**Instruction**
Copy out the listing in full, exactly as written, but not its pictures.

**Records supplied**
• • • • • • •
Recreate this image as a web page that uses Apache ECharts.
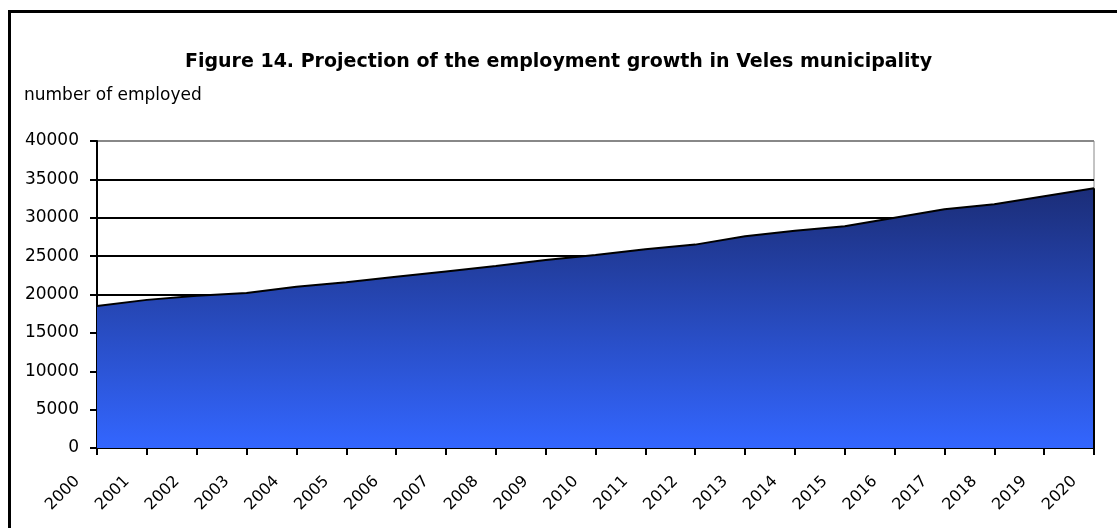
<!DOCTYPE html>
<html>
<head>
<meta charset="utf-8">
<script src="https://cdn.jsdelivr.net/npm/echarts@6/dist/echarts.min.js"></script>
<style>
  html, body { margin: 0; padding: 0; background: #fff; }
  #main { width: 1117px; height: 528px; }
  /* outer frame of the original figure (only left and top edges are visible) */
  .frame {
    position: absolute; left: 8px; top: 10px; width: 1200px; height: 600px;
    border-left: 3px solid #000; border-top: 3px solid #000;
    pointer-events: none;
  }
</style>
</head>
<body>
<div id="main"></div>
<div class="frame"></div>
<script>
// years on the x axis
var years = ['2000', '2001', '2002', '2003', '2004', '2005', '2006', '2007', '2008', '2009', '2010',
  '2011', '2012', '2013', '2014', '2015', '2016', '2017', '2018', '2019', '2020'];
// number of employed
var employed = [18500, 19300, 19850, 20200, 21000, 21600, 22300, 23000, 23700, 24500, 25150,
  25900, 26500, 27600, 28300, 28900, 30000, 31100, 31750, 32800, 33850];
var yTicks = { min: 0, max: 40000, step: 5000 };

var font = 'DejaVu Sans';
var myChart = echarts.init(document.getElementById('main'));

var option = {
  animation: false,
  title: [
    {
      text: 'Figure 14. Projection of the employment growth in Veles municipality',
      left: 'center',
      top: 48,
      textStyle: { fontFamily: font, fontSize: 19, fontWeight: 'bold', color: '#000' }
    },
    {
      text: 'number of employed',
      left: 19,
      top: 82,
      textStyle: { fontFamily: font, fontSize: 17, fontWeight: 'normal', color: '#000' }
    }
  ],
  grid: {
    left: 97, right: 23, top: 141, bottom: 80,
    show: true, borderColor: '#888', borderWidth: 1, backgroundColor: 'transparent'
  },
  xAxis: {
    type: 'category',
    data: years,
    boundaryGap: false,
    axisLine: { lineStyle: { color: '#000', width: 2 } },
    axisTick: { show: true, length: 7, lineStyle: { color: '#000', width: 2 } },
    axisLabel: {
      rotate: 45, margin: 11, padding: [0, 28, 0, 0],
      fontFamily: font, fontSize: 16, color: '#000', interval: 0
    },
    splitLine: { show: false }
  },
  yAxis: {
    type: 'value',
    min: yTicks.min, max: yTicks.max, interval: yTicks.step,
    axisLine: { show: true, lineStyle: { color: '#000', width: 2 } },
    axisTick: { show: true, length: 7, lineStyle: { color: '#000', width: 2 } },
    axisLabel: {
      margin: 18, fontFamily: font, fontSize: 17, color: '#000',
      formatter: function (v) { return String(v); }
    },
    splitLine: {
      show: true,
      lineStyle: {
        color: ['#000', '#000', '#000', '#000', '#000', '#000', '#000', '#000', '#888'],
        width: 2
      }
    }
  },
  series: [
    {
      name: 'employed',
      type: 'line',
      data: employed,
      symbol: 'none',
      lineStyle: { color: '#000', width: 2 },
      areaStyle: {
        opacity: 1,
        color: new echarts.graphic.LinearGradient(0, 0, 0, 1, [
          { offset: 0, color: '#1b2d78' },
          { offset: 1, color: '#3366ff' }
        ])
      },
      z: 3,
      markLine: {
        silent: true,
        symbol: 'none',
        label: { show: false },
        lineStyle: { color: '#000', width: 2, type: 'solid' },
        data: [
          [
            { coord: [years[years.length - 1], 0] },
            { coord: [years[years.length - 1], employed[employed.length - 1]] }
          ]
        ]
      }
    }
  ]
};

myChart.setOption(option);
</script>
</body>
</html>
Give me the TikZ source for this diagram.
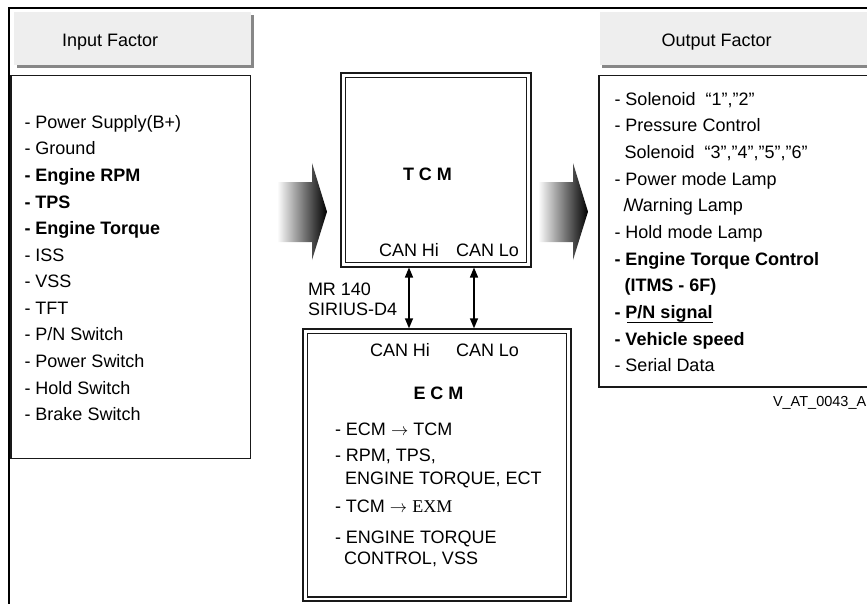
• • • • • • •
**Task output**
Recreate this image as a web page that uses Apache ECharts.
<!DOCTYPE html>
<html>
<head>
<meta charset="utf-8">
<script src="https://cdn.jsdelivr.net/npm/echarts@6/dist/echarts.min.js"></script>
<style>
  html, body { margin: 0; padding: 0; background: #fff; }
  #main { width: 1117px; height: 528px; }
  /* outer frame of the original figure (only left and top edges are visible) */
  .frame {
    position: absolute; left: 8px; top: 10px; width: 1200px; height: 600px;
    border-left: 3px solid #000; border-top: 3px solid #000;
    pointer-events: none;
  }
</style>
</head>
<body>
<div id="main"></div>
<div class="frame"></div>
<script>
// years on the x axis
var years = ['2000', '2001', '2002', '2003', '2004', '2005', '2006', '2007', '2008', '2009', '2010',
  '2011', '2012', '2013', '2014', '2015', '2016', '2017', '2018', '2019', '2020'];
// number of employed
var employed = [18500, 19300, 19850, 20200, 21000, 21600, 22300, 23000, 23700, 24500, 25150,
  25900, 26500, 27600, 28300, 28900, 30000, 31100, 31750, 32800, 33850];
var yTicks = { min: 0, max: 40000, step: 5000 };

var font = 'DejaVu Sans';
var myChart = echarts.init(document.getElementById('main'));

var option = {
  animation: false,
  title: [
    {
      text: 'Figure 14. Projection of the employment growth in Veles municipality',
      left: 'center',
      top: 48,
      textStyle: { fontFamily: font, fontSize: 19, fontWeight: 'bold', color: '#000' }
    },
    {
      text: 'number of employed',
      left: 19,
      top: 82,
      textStyle: { fontFamily: font, fontSize: 17, fontWeight: 'normal', color: '#000' }
    }
  ],
  grid: {
    left: 97, right: 23, top: 141, bottom: 80,
    show: true, borderColor: '#888', borderWidth: 1, backgroundColor: 'transparent'
  },
  xAxis: {
    type: 'category',
    data: years,
    boundaryGap: false,
    axisLine: { lineStyle: { color: '#000', width: 2 } },
    axisTick: { show: true, length: 7, lineStyle: { color: '#000', width: 2 } },
    axisLabel: {
      rotate: 45, margin: 11, padding: [0, 28, 0, 0],
      fontFamily: font, fontSize: 16, color: '#000', interval: 0
    },
    splitLine: { show: false }
  },
  yAxis: {
    type: 'value',
    min: yTicks.min, max: yTicks.max, interval: yTicks.step,
    axisLine: { show: true, lineStyle: { color: '#000', width: 2 } },
    axisTick: { show: true, length: 7, lineStyle: { color: '#000', width: 2 } },
    axisLabel: {
      margin: 18, fontFamily: font, fontSize: 17, color: '#000',
      formatter: function (v) { return String(v); }
    },
    splitLine: {
      show: true,
      lineStyle: {
        color: ['#000', '#000', '#000', '#000', '#000', '#000', '#000', '#000', '#888'],
        width: 2
      }
    }
  },
  series: [
    {
      name: 'employed',
      type: 'line',
      data: employed,
      symbol: 'none',
      lineStyle: { color: '#000', width: 2 },
      areaStyle: {
        opacity: 1,
        color: new echarts.graphic.LinearGradient(0, 0, 0, 1, [
          { offset: 0, color: '#1b2d78' },
          { offset: 1, color: '#3366ff' }
        ])
      },
      z: 3,
      markLine: {
        silent: true,
        symbol: 'none',
        label: { show: false },
        lineStyle: { color: '#000', width: 2, type: 'solid' },
        data: [
          [
            { coord: [years[years.length - 1], 0] },
            { coord: [years[years.length - 1], employed[employed.length - 1]] }
          ]
        ]
      }
    }
  ]
};

myChart.setOption(option);
</script>
</body>
</html>
Give me the TikZ source for this diagram.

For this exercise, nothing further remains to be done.